Инцестуальный оттенок в любви к Мурасаки дополнительно подчеркивается тем, что отцовская нежность к девочке смешивается с зарождающейся страстью и постепенно уступает место последней. Эта психологическая амбивалентность показана очень подробно и через мысли самого Гэндзи (например, мечтая, как отец, воспитать красивую девочку, он вдруг испытывает желание, чтобы это было настоящее любовное приключение), и через восприятие женщин, окружающих юную Мурасаки. Таким образом, «метафорический» инцест типа «сын/мать» (Фудзицубо) заменяется типом «отец/дочь». Замечательно, что история с Мурасаки в этом плане имеет ряд паваллелей в амбивалентном отношении Гэндзи к дочерям его бывших любовниц — к Акиконому, дочери Рокудзё, и особенно к Тамакадзуре, дочери Югао. Гэндзи оттесняет родного отца Тамакадзуры и делается сам ее приемным отцом, но под этой уже лицемерной маской он вынашивает любовные планы, причем воспоминания о былой любви к Югао только обостряют его страсть к ее дочери. Наконец в какой-то мере в том же ряду стоит и официальный брак Гэндзи с Нёсан, в котором, однако, наоборот, супружеские отношения с юной принцессой являются формой «отеческого» покровительства; красота Нёсан поражает его только в последний момент, перед ее пострижением в монахини. Такая психологическая реактуализация архетипа инцеста в романе может быть связана не только со стойкостью инцестуальных мотивов в древнеяпонской мифологии (брак богов-близнецов Идзанами и Идзанаги, культ богини-матери и чудесно рожденного ребенка), но и с эндогамностью брачно-семейных связей в высшем аристократическом обществе в средневековой Японии.

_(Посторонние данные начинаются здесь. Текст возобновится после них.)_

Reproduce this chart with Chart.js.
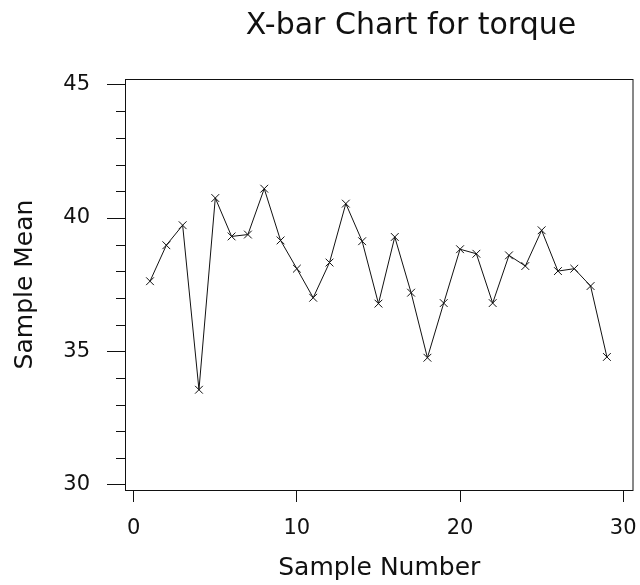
<!DOCTYPE html>
<html>
<head>
<meta charset="utf-8">
<script src="https://cdn.jsdelivr.net/npm/chart.js@4"></script>
<style>
html,body{margin:0;padding:0;background:#fff;}
#wrap{width:640px;height:585px;position:relative;}
</style>
</head>
<body>
<div id="wrap"><canvas id="c" width="640" height="585"></canvas></div>
<script>
const chartTitle = "X-bar Chart for torque";
const xTitle = "Sample Number";
const yTitle = "Sample Mean";
const sampleNumbers = [1,2,3,4,5,6,7,8,9,10,11,12,13,14,15,16,17,18,19,20,21,22,23,24,25,26,27,28,29];
const sampleMeans = [37.63,38.98,39.73,33.56,40.75,39.31,39.38,41.10,39.16,38.10,37.01,38.33,40.54,39.13,36.79,39.29,37.20,34.76,36.81,38.83,38.66,36.81,38.60,38.20,39.54,38.01,38.10,37.45,34.79];
const xTickValues = [0,10,20,30];
const yTickValues = [30,31,32,33,34,35,36,37,38,39,40,41,42,43,44,45];
const yMajorStep = 5;

const FONT = "'DejaVu Sans', 'Liberation Sans', Arial, sans-serif";
const INK = '#111';

const framePlugin = {
  id: 'frame',
  afterDraw(chart) {
    const {ctx, chartArea} = chart;
    const ys = chart.scales.y;
    ctx.save();
    ctx.strokeStyle = INK;
    ctx.lineWidth = 1;
    ctx.strokeRect(chartArea.left + 0.5, chartArea.top + 0.5,
                   chartArea.right - chartArea.left - 1, chartArea.bottom - chartArea.top);
    // minor y ticks
    ctx.beginPath();
    yTickValues.forEach(v => {
      if (v % yMajorStep !== 0) {
        const py = Math.round(ys.getPixelForValue(v)) + 0.5;
        ctx.moveTo(chartArea.left - 9, py);
        ctx.lineTo(chartArea.left + 0.5, py);
      }
    });
    ctx.stroke();
    // chart title
    ctx.fillStyle = INK;
    ctx.font = "30px " + FONT;
    ctx.textAlign = 'center';
    ctx.textBaseline = 'alphabetic';
    ctx.fillText(chartTitle, 411, 34);
    ctx.restore();
  }
};

new Chart(document.getElementById('c'), {
  type: 'scatter',
  data: {
    datasets: [{
      data: sampleNumbers.map((x, i) => ({x: x, y: sampleMeans[i]})),
      showLine: true,
      borderColor: INK,
      borderWidth: 1,
      pointStyle: 'crossRot',
      pointRadius: 5.5,
      pointBorderColor: INK,
      pointBorderWidth: 1,
      tension: 0
    }]
  },
  options: {
    responsive: false,
    animation: false,
    devicePixelRatio: 1,
    layout: {padding: {top: 79, right: 6, left: 0, bottom: 0}},
    plugins: {legend: {display: false}, tooltip: {enabled: false}, title: {display: false}},
    scales: {
      x: {
        type: 'linear',
        min: -0.533,
        max: 30.63,
        afterBuildTicks(s) { s.ticks = xTickValues.map(v => ({value: v})); },
        afterFit(s) { s.height = 95; s.paddingLeft = 0; s.paddingRight = 0; },
        grid: {drawOnChartArea: false, drawTicks: true, tickLength: 12, color: INK, lineWidth: 1},
        border: {display: false},
        ticks: {color: INK, font: {family: FONT, size: 21}, padding: 14, maxRotation: 0, autoSkip: false},
        title: {display: true, text: xTitle, color: INK, font: {family: FONT, size: 25}, padding: {top: 10, bottom: 2}}
      },
      y: {
        type: 'linear',
        min: 29.80,
        max: 45.214,
        afterBuildTicks(s) { s.ticks = yTickValues.map(v => ({value: v})); },
        afterFit(s) { s.width = 125; s.paddingTop = 0; s.paddingBottom = 0; },
        grid: {
          drawOnChartArea: false, drawTicks: true, tickLength: 18, lineWidth: 1,
          color: INK,
          tickColor: (c) => (c.tick && c.tick.value % yMajorStep === 0) ? INK : 'rgba(0,0,0,0)'
        },
        border: {display: false},
        ticks: {
          color: INK, font: {family: FONT, size: 21}, padding: 17, autoSkip: false,
          callback: (v) => (v % yMajorStep === 0 ? String(v) : '')
        },
        title: {display: true, text: yTitle, color: INK, font: {family: FONT, size: 25}, padding: {top: 10, bottom: 0}}
      }
    }
  },
  plugins: [framePlugin]
});
</script>
</body>
</html>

Вместе с тем архетипическая инцестуальная тема преображается в чисто романическую тему «верности сердца», ведущей к переносу любви на внешне сходных, в том числе с матери на дочь.
Асоциальный гибельный характер страсти демонстрируется не только инцестом, но и менее острыми нарушениями социальных границ, ибо любовь сталкивает Гэндзи то с социально высшими (Обородзукиё — свояченица нового императора, впоследствии жена императора, и Фудзицубо), то с социально низшими (Уцусэми, Югао и др.), не говоря уже об адюльтере, как таковом. Изображая, как любовь ведет к страданию и гибели, Мурасаки Сикибу использует синтоистские (дух ревнивой Рокудзё убивает соперниц) и буддийские представления (карма проявляется в том, что Нёсан рождает от молодого Касиваги ребенка, который формально считается сыном Гэндзи, точно так же как сын Гэндзи считается сыном старого императора). Любовь ведет к гибели, однако самые сильные вспышки любви возникают перед смертью. Но эта связь, отчасти продолжающая темы японской лирики, не обнажается все же в своих ритуально-мифологических архетипических корнях. Эндогамность (т.. е. запрет браков и любовных связей вне довольно узкого круга) с очевидностью выступает в самом романе; о ней сообщает и специальная историко-этнографическая литература (см.: Мак Каллог, 1967). Отчасти в силу эндогамии в хэйанском придворном обществе практиковались нередко браки между близкими родственниками, за исключением, разумеется, браков родителей и детей, родных братьев и сестер, также за исключением — но не абсолютным — пасынков. В. Х. Мак Каллог обращает внимание на то, что Югири сдерживает себя в отношении Тамакадзуры, считая ее своей сводной сестрой, и по тем же причинам, после выяснения того, что она дочь не Гэндзи, а Тюдзё, за ней перестают ухаживать Касиваги и Кобаи, сыновья Тюдзё.